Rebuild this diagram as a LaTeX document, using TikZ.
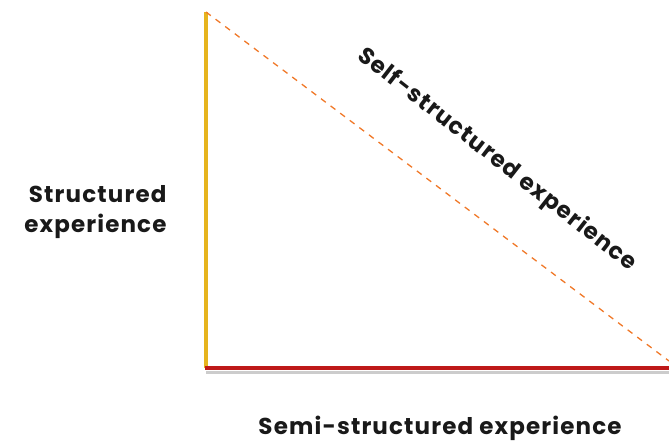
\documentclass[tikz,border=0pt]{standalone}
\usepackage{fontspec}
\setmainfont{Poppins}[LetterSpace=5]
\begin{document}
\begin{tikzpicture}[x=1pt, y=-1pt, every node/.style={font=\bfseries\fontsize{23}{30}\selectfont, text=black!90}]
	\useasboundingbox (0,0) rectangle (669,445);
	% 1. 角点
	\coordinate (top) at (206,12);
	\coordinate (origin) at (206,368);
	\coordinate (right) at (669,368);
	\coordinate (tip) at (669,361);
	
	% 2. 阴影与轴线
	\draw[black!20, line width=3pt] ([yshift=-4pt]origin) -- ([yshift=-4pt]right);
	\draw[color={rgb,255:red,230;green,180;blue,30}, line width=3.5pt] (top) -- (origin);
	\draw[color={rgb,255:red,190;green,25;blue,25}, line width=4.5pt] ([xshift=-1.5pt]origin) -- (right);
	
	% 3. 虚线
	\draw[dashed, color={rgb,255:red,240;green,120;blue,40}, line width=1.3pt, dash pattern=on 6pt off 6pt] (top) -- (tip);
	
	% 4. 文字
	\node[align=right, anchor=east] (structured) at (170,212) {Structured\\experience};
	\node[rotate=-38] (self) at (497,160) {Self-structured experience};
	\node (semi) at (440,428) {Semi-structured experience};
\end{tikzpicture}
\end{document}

+--

• [Your objective]:
Write down every line from the opening of the listing to the line with "(tip) at (669,361);", both included, and nothing else; the pictures are omitted.

• [Solution below]:
Rebuild this diagram as a LaTeX document, using TikZ.
\documentclass[tikz,border=0pt]{standalone}
\usepackage{fontspec}
\setmainfont{Poppins}[LetterSpace=5]
\begin{document}
\begin{tikzpicture}[x=1pt, y=-1pt, every node/.style={font=\bfseries\fontsize{23}{30}\selectfont, text=black!90}]
	\useasboundingbox (0,0) rectangle (669,445);
	% 1. 角点
	\coordinate (top) at (206,12);
	\coordinate (origin) at (206,368);
	\coordinate (right) at (669,368);
	\coordinate (tip) at (669,361);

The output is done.